Directions for this task
Line by line, repeat the data below exactly, beginning at the first line and ending at the line with "Chart.register(...registerables);". Omit pictures.
+--
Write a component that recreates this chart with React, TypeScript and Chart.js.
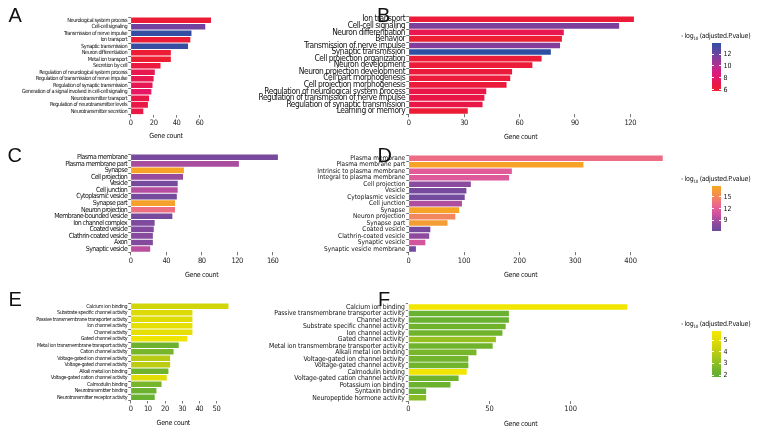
import React, { useEffect, useRef } from "react";
import { Chart, registerables } from "chart.js";
Chart.register(...registerables);

const FONT = "'Liberation Sans Narrow', 'DejaVu Sans Condensed', 'Liberation Sans', Arial, sans-serif";

// ---------- Panel A ----------
const aLabels = ["Neurological system process", "Cell-cell signaling", "Transmission of nerve impulse", "Ion transport", "Synaptic transmission", "Neuron differentiation", "Metal ion transport", "Secretion by cell", "Regulation of neurological system process", "Regulation of transmission of nerve impulse", "Regulation of synaptic transmission", "Generation of a signal involved in cell-cell signaling", "Neurotransmitter transport", "Regulation of neurotransmitter levels", "Neurotransmitter secretion"];
const aCounts = [70, 65, 53, 52, 50, 35, 35, 26, 21, 20, 19, 18, 16, 15, 11];
const aLogP = [6.3, 11.8, 13.6, 6.2, 13.5, 6.2, 6.0, 6.6, 7.2, 7.2, 7.4, 7.8, 7.0, 6.8, 6.8];
const aAxisTicks = [0, 20, 40, 60];

// ---------- Panel B ----------
const bLabels = ["Ion transport", "Cell-cell signaling", "Neuron differentiation", "Behavior", "Transmission of nerve impulse", "Synaptic transmission", "Cell projection organization", "Neuron development", "Neuron projection development", "Cell part morphogenesis", "Cell projection morphogenesis", "Regulation of neurological system process", "Regulation of transmission of nerve impulse", "Regulation of synaptic transmission", "Learning or memory"];
const bCounts = [122, 114, 84, 83, 82, 77, 72, 67, 56, 55, 53, 42, 41, 40, 32];
const bLogP = [6.3, 11.5, 7.3, 6.0, 11.3, 13.8, 6.3, 6.3, 6.5, 6.4, 6.4, 7.0, 7.0, 7.0, 6.2];
const bAxisTicks = [0, 30, 60, 90, 120];

// ---------- Panel C ----------
const cLabels = ["Plasma membrane", "Plasma membrane part", "Synapse", "Cell projection", "Vesicle", "Cell junction", "Cytoplasmic vesicle", "Synapse part", "Neuron projection", "Membrane-bounded vesicle", "Ion channel complex", "Coated vesicle", "Clathrin-coated vesicle", "Axon", "Synaptic vesicle"];
const cCounts = [166, 122, 60, 59, 53, 53, 52, 50, 50, 47, 27, 26, 25, 25, 22];
const cLogP = [7.0, 9.2, 17.5, 8.5, 6.9, 9.6, 6.9, 17.3, 13.4, 7.0, 7.3, 7.6, 7.8, 7.5, 9.8];
const cAxisTicks = [0, 40, 80, 120, 160];

// ---------- Panel D ----------
const dLabels = ["Plasma membrane", "Plasma membrane part", "Intrinsic to plasma membrane", "Integral to plasma membrane", "Cell projection", "Vesicle", "Cytoplasmic vesicle", "Cell junction", "Synapse", "Neuron projection", "Synapse part", "Coated vesicle", "Clathrin-coated vesicle", "Synaptic vesicle", "Synaptic vesicle membrane"];
const dCounts = [458, 315, 186, 181, 112, 104, 101, 96, 91, 84, 70, 39, 37, 30, 13];
const dLogP = [13.2, 17.5, 11.8, 11.6, 8.0, 7.0, 6.8, 9.4, 17.5, 15.0, 16.8, 7.0, 8.2, 11.0, 6.8];
const dAxisTicks = [0, 100, 200, 300, 400];

// ---------- Panel E ----------
const eLabels = ["Calcium ion binding", "Substrate specific channel activity", "Passive transmembrane transporter activity", "Ion channel activity", "Channel activity", "Gated channel activity", "Metal ion transmembrane transport activity", "Cation channel activity", "Voltage-gated ion channel activity", "Voltage-gated channel activity", "Alkali metal ion binding", "Voltage-gated cation channel activity", "Calmodulin binding", "Neurotransmitter binding", "Neurotransmitter receptor activity"];
const eCounts = [57, 36, 36, 36, 36, 33, 28, 25, 23, 23, 22, 21, 18, 15, 14];
const eLogP = [4.6, 4.9, 5.0, 5.2, 5.2, 5.6, 2.3, 2.6, 3.9, 4.0, 2.4, 5.0, 2.6, 2.3, 2.2];
const eAxisTicks = [0, 10, 20, 30, 40, 50];

// ---------- Panel F ----------
const fLabels = ["Calcium ion binding", "Passive transmembrane transporter activity", "Channel activity", "Substrate specific channel activity", "Ion channel activity", "Gated channel activity", "Metal ion transmembrane transporter activity", "Alkali metal ion binding", "Voltage-gated ion channel activity", "Voltage-gated channel activity", "Calmodulin binding", "Voltage-gated cation channel activity", "Potassium ion binding", "Syntaxin binding", "Neuropeptide hormone activity"];
const fCounts = [135, 62, 62, 60, 58, 54, 52, 42, 37, 37, 36, 31, 26, 11, 11];
const fLogP = [5.7, 2.2, 2.2, 2.4, 2.4, 3.2, 2.4, 2.6, 2.5, 2.5, 5.7, 2.4, 2.3, 2.2, 2.9];
const fAxisTicks = [0, 50, 100];

// colour scales: [value, colour]
const scaleBP: [number, string][] = [[5.8, "#ee1f2d"], [7, "#e91748"], [8, "#e5176a"], [9, "#d61c80"], [10, "#b62e8e"], [11, "#8f3a98"], [12, "#6a449f"], [13, "#4b4aa2"], [13.8, "#2e4fa2"]];
const scaleCC: [number, string][] = [[6.3, "#6a4a9c"], [8, "#8a4a9e"], [9, "#a44c9e"], [10.5, "#cc519e"], [12, "#e45c98"], [13.5, "#ee7080"], [15, "#f2865e"], [16.5, "#f49a3a"], [17.8, "#f6a623"]];
const scaleMF: [number, string][] = [[1.83, "#5fae34"], [2.5, "#72b42c"], [3, "#8cbe24"], [3.5, "#a4c61a"], [4, "#bccc12"], [4.5, "#cfd40a"], [5, "#e0dc06"], [5.83, "#f5e800"]];

const bLegendTicks = [6, 8, 10, 12];
const dLegendTicks = [9, 12, 15];
const fLegendTicks = [2, 3, 4, 5];

function hexToRgb(h: string) {
  const n = parseInt(h.slice(1), 16);
  return [(n >> 16) & 255, (n >> 8) & 255, n & 255];
}
function colorAt(v: number, stops: [number, string][]) {
  if (v <= stops[0][0]) return stops[0][1];
  if (v >= stops[stops.length - 1][0]) return stops[stops.length - 1][1];
  for (let i = 0; i < stops.length - 1; i++) {
    const [v0, c0] = stops[i];
    const [v1, c1] = stops[i + 1];
    if (v >= v0 && v <= v1) {
      const t = (v - v0) / (v1 - v0);
      const a = hexToRgb(c0), b = hexToRgb(c1);
      const r = a.map((x, k) => Math.round(x + (b[k] - x) * t));
      return `rgb(${r[0]},${r[1]},${r[2]})`;
    }
  }
  return stops[0][1];
}

type Panel = {
  labels: string[]; counts: number[]; logp: number[]; stops: [number, string][]; ticks: number[];
  zeroX: number; right: number; top: number; bottom: number; max: number; fs: number; ls: number;
};

const panels: Panel[] = [
  { labels: aLabels, counts: aCounts, logp: aLogP, stops: scaleBP, ticks: aAxisTicks, zeroX: 130.7, right: 215, top: 17, bottom: 114.6, max: 73.5, fs: 5.6, ls: -0.45 },
  { labels: bLabels, counts: bCounts, logp: bLogP, stops: scaleBP, ticks: bAxisTicks, zeroX: 408.7, right: 645, top: 16, bottom: 114.3, max: 128, fs: 8.4, ls: -0.45 },
  { labels: cLabels, counts: cCounts, logp: cLogP, stops: scaleCC, ticks: cAxisTicks, zeroX: 130.7, right: 285, top: 154, bottom: 252.3, max: 174, fs: 7.0, ls: -0.6 },
  { labels: dLabels, counts: dCounts, logp: dLogP, stops: scaleCC, ticks: dAxisTicks, zeroX: 408.7, right: 675.5, top: 155.1, bottom: 252.2, max: 481, fs: 6.5, ls: 0 },
  { labels: eLabels, counts: eCounts, logp: eLogP, stops: scaleMF, ticks: eAxisTicks, zeroX: 130.7, right: 233.6, top: 303, bottom: 400.5, max: 60, fs: 5.4, ls: -0.38 },
  { labels: fLabels, counts: fCounts, logp: fLogP, stops: scaleMF, ticks: fAxisTicks, zeroX: 408.3, right: 638.7, top: 303.8, bottom: 401, max: 142, fs: 6.8, ls: -0.1 },
];

const W = 768, H = 444, XAXIS_H = 30;

function BarPanel({ p }: { p: Panel }) {
  const ref = useRef<HTMLCanvasElement | null>(null);
  useEffect(() => {
    if (!ref.current) return;
    const spacing = {
      id: "labelSpacing",
      beforeDraw(chart: any) { (chart.ctx as any).letterSpacing = p.ls + "px"; },
    };
    const chart = new Chart(ref.current, {
      type: "bar",
      data: {
        labels: p.labels,
        datasets: [{
          data: p.counts,
          backgroundColor: p.logp.map((v) => colorAt(v, p.stops)),
          borderWidth: 0,
          barPercentage: 0.86,
          categoryPercentage: 1,
        }],
      },
      options: {
        indexAxis: "y",
        responsive: false,
        animation: false,
        layout: { padding: { left: 0, top: p.top, right: W - p.right, bottom: H - p.bottom - XAXIS_H } },
        plugins: { legend: { display: false }, tooltip: { enabled: false } },
        scales: {
          x: {
            type: "linear", min: 0, max: p.max,
            afterFit: (s: any) => { s.height = XAXIS_H; },
            afterBuildTicks: (s: any) => { s.ticks = p.ticks.map((v) => ({ value: v })); },
            border: { display: false },
            grid: { drawOnChartArea: false, drawTicks: true, tickLength: 3, color: "#555", lineWidth: 0.8 },
            ticks: { font: { family: FONT, size: 7.5 }, color: "#222", padding: 1, maxRotation: 0, autoSkip: false, callback: (v: any) => String(v) },
          },
          y: {
            type: "category",
            afterFit: (s: any) => { s.width = p.zeroX; },
            border: { display: false },
            grid: { drawOnChartArea: false, drawTicks: true, tickLength: 2.5, color: "#555", lineWidth: 0.8 },
            ticks: { font: { family: FONT, size: p.fs }, color: "#111", padding: 1, autoSkip: false },
          },
        },
      } as any,
      plugins: [spacing],
    });
    return () => chart.destroy();
  }, [p]);
  return <canvas ref={ref} width={W} height={H} style={{ position: "absolute", left: 0, top: 0, width: W, height: H }} />;
}

type Leg = { top: number; titleY: number; height: number; vmin: number; vmax: number; ticks: number[]; stops: [number, string][] };
const legends: Leg[] = [
  { top: 43.3, titleY: 36, height: 47.4, vmin: 5.8, vmax: 13.8, ticks: bLegendTicks, stops: scaleBP },
  { top: 185.7, titleY: 179.3, height: 45.3, vmin: 6.3, vmax: 17.8, ticks: dLegendTicks, stops: scaleCC },
  { top: 330.7, titleY: 324.3, height: 46.3, vmin: 1.83, vmax: 5.83, ticks: fLegendTicks, stops: scaleMF },
];

function ColorLegend({ l }: { l: Leg }) {
  const grad = "linear-gradient(to top, " + l.stops.map(([v, c]) => `${c} ${((v - l.vmin) / (l.vmax - l.vmin)) * 100}%`).join(", ") + ")";
  const yOf = (v: number) => l.top + l.height - ((v - l.vmin) / (l.vmax - l.vmin)) * l.height;
  return (
    <>
      <div style={{ position: "absolute", left: 681, top: l.titleY - 5, height: 10, lineHeight: "10px", fontFamily: FONT, fontSize: 7, letterSpacing: "-0.3px", color: "#111", whiteSpace: "nowrap" }}>
        - log<sub style={{ fontSize: 4.5, verticalAlign: "-2px" }}>10</sub> (adjusted.P.value)
      </div>
      <div style={{ position: "absolute", left: 711.7, top: l.top, width: 9, height: l.height, background: grad }} />
      {l.ticks.map((t) => (
        <React.Fragment key={t}>
          <div style={{ position: "absolute", left: 711.7, top: yOf(t) - 0.4, width: 2, height: 0.8, background: "#fff" }} />
          <div style={{ position: "absolute", left: 718.7, top: yOf(t) - 0.4, width: 2, height: 0.8, background: "#fff" }} />
          <div style={{ position: "absolute", left: 723.5, top: yOf(t) - 5, height: 10, lineHeight: "10px", fontFamily: FONT, fontSize: 7, color: "#111" }}>{t}</div>
        </React.Fragment>
      ))}
    </>
  );
}

const letters = [
  { t: "A", x: 8.5, base: 22 }, { t: "B", x: 377, base: 22 },
  { t: "C", x: 7.5, base: 162 }, { t: "D", x: 377.5, base: 162 },
  { t: "E", x: 8.5, base: 306 }, { t: "F", x: 378, base: 306 },
];
const axisTitles = [
  { x: 166, y: 136.3 }, { x: 520.7, y: 136.7 },
  { x: 201.7, y: 275 }, { x: 520.7, y: 275.3 },
  { x: 173.3, y: 423.3 }, { x: 520.7, y: 424 },
];

export default function App() {
  return (
    <div style={{ position: "absolute", left: 0, top: 0, width: W, height: H, background: "#fff", overflow: "hidden" }}>
      {panels.map((p, i) => <BarPanel key={i} p={p} />)}
      {legends.map((l, i) => <ColorLegend key={i} l={l} />)}
      {letters.map((L) => (
        <div key={L.t} style={{ position: "absolute", left: L.x, top: L.base - 16.9, height: 20, lineHeight: "20px", fontFamily: "'Liberation Sans', Arial, sans-serif", fontSize: 20, color: "#111" }}>{L.t}</div>
      ))}
      {axisTitles.map((a, i) => (
        <div key={i} style={{ position: "absolute", left: a.x - 40, width: 80, textAlign: "center", top: a.y - 5, height: 10, lineHeight: "10px", fontFamily: FONT, fontSize: 7, letterSpacing: "-0.3px", color: "#111" }}>Gene count</div>
      ))}
    </div>
  );
}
+--
Written response
Write a component that recreates this chart with React, TypeScript and Chart.js.
import React, { useEffect, useRef } from "react";
import { Chart, registerables } from "chart.js";
Chart.register(...registerables);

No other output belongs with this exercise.